O Evangelho, obviamente, não estimula a criminalidade, não endossa o erro nem convive com a infração, pelo contrário, na sua voz imperativa é sempre incisivo quanto ao culto das responsabilidades.

O que não faculta é tornar-se alguém o justiçador de seu irmão sem os poderes legais da injunção divina ou da legislação humana, quando investido de tais condições.

Evita que as paixões se armem de falsa pureza no ato de retificar ou examinar, pelas lentes escuras da tua limitação, as fraquezas do próximo.

* "Não tornes a pecar. " A ordem permaneceria insculpida no imo da mulher enferma da alma por todo o sempre. "Quem estiver sem culpa... " A proposição chamaria a atenção do suposto traído.

Desejoso de reparar ou diminuir os gravames que gerara, foi em busca da esposa destroçada, após a cena hedionda que não culminou em espetáculo de sangue, graças à interferência do Mestre e distendeu-lhe as mãos, propondo recomeço...

Transladou a residência da cidade, abraçando a oportunidade nova, sustentado pela dulçorosa força daquele olhar e pela Sua diáfana presença, que lhe ficaram impressas na alma.

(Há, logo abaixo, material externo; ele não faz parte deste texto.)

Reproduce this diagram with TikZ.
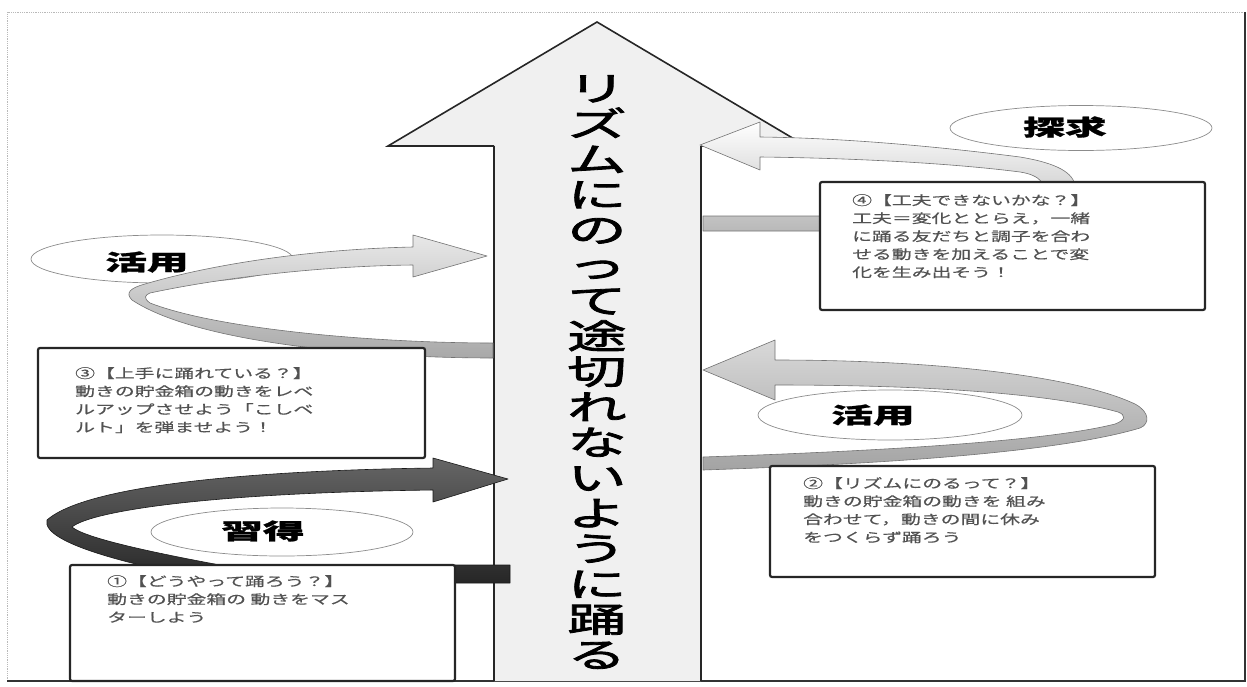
\documentclass[tikz,border=0pt]{standalone}
\usepackage{fontspec}
\usetikzlibrary{shapes.geometric}
\newfontfamily\jpbox[FakeStretch=1.55,FakeBold=0.6]{Noto Sans CJK JP}
\newfontfamily\jptitle[FakeStretch=1.75,FakeBold=2.4]{Noto Sans CJK JP}
\newfontfamily\jplabel[FakeStretch=1.9,BoldFeatures={FakeBold=1.2}]{Noto Sans CJK JP}
\begin{document}
\begin{tikzpicture}[x=1pt,y=-1pt,
  boxstyle/.style={draw=black!85, line width=2.2pt, fill=white, rounded corners=2pt},
  ovalstyle/.style={ellipse, draw=black!45, line width=0.7pt, fill=white, inner sep=0pt, minimum width=262pt, minimum height=48pt},
  boxtext/.style={anchor=north west, inner sep=0pt, align=left, text=black!68, font=\jpbox\fontsize{12.8}{18}\selectfont},
  labeltext/.style={inner sep=0pt, font=\jplabel\bfseries\fontsize{22}{22}\selectfont},
  ribbonedge/.style={draw=black!55, line width=0.6pt, line join=round},
  titlestyle/.style={inner sep=0pt, align=center, font=\jptitle\fontsize{34}{35.4}\selectfont}
]
\useasboundingbox (0,0) rectangle (1247,686);
% frame
\draw[gray!55, densely dotted, line width=0.8pt] (7,681) -- (7,12) -- (1245,12);
\draw[black!80, line width=1.3pt] (7,681) -- (1245,681) -- (1245,12);

% big arrow
\fill[black!6] (494,681) -- (494,146) -- (388,146) -- (597,22) -- (806,146) -- (701,146) -- (701,681) -- cycle;
\draw[black!85, line width=1.6pt, line join=miter] (494,146) -- (388,146) -- (597,22) -- (806,146) -- (701,146);
\draw[black!85, line width=2.6pt] (494,146) -- (494,681);
\draw[black!85, line width=2.6pt] (701,146) -- (701,681);

% oval under ribbon
\node[ovalstyle] (ovA) at (162,259) {};

% ribbon: katsuyo left
\path[ribbonedge, top color=gray!18, bottom color=gray!68]
  (493,343) -- (493,358) .. controls (380,358) and (200,345) .. (132,300)
  .. controls (125,293) and (130,288) .. (145,284)
  .. controls (220,262) and (320,249) .. (413,247) -- (413,235) -- (487,256) -- (413,277) -- (413,265)
  .. controls (320,266) and (220,278) .. (150,293)
  .. controls (145,295) and (143,298) .. (150,303)
  .. controls (220,330) and (380,343) .. (493,343) -- cycle;

% ribbon: shutoku
\path[ribbonedge, draw=black!90, top color=black!60, bottom color=black!88]
  (510,565) -- (455,565) .. controls (380,572) and (300,578) .. (220,565)
  .. controls (150,552) and (85,538) .. (72,527)
  .. controls (90,512) and (200,493) .. (433,490) -- (433,502) -- (508,479) -- (433,458) -- (433,468)
  .. controls (280,470) and (90,482) .. (47,520)
  .. controls (40,545) and (150,570) .. (240,585)
  .. controls (330,598) and (420,583) .. (455,583) -- (510,583) -- cycle;

% ribbon: katsuyo right
\path[ribbonedge, top color=gray!30, bottom color=gray!72]
  (703,457) -- (703,470) .. controls (850,465) and (1050,455) .. (1140,428)
  .. controls (1150,424) and (1150,412) .. (1135,404)
  .. controls (1080,378) and (950,360) .. (775,360) -- (775,340) -- (703,370) -- (775,400) -- (775,385)
  .. controls (950,385) and (1060,396) .. (1118,412)
  .. controls (1126,415) and (1126,420) .. (1115,424)
  .. controls (1040,443) and (850,452) .. (703,457) -- cycle;

% ribbon: tankyu
\path[ribbonedge, top color=white, bottom color=gray!55]
  (703,216) -- (703,231) -- (900,231) .. controls (1000,230) and (1080,215) .. (1075,185)
  .. controls (1072,170) and (1050,162) .. (1020,157)
  .. controls (950,148) and (850,138) .. (760,137) -- (760,122) -- (700,145) -- (760,170) -- (760,157)
  .. controls (850,158) and (950,163) .. (1020,172)
  .. controls (1040,175) and (1050,185) .. (1040,200)
  .. controls (1020,215) and (950,216) .. (900,216) -- cycle;

% ovals on top
\node[ovalstyle] (ovB) at (282,532) {};
\node[ovalstyle, minimum width=264pt, minimum height=50pt] (ovC) at (890,415) {};
\node[ovalstyle, minimum height=45pt] (ovD) at (1081,128) {};

% labels
\node[labeltext] (labA) at (147,262) {活用};
\node[labeltext] (labB) at (263,531) {習得};
\node[labeltext] (labC) at (873,415) {活用};
\node[labeltext] (labD) at (1065,127) {探求};

% boxes
\draw[boxstyle] (38,348) rectangle (425,458);
\draw[boxstyle] (70,565) rectangle (455,681);
\draw[boxstyle] (770,466) rectangle (1155,577);
\draw[boxstyle] (820,182) rectangle (1205,310);

\node[boxtext] (t3) at (75,367) {③【上手に踊れている？】\\動きの貯金箱の動きをレベ\\ルアップさせよう「こしベ\\ルト」を弾ませよう！};
\node[boxtext] (t1) at (107,575) {①【どうやって踊ろう？】\\動きの貯金箱の 動きをマス\\ターしよう};
\node[boxtext] (t2) at (803,477) {②【リズムにのるって？】\\動きの貯金箱の動きを 組み\\合わせて，動きの間に休み\\をつくらず踊ろう};
\node[boxtext] (t4) at (852,194) {④【工夫できないかな？】\\工夫＝変化ととらえ，一緒\\に踊る友だちと調子を合わ\\せる動きを加えることで変\\化を生み出そう！};

% title
\node[titlestyle] (title) at (597,372) {リ\\ズ\\ム\\に\\の\\っ\\て\\途\\切\\れ\\な\\い\\よ\\う\\に\\踊\\る};
\end{tikzpicture}
\end{document}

Com o ânimo renovado, recompôs a vida, dando curso à existência mais adiante...


* * *

Ainda hoje, perante infelizes e infelicitadores, convém examinar-se a questão em torno do colhido pelo crime, não do ponto de vista pessoal, mas de acordo com as circunstâncias inditosas que ele padeceu e quiçá não ocorram a quem se considera indene, incapaz de errar.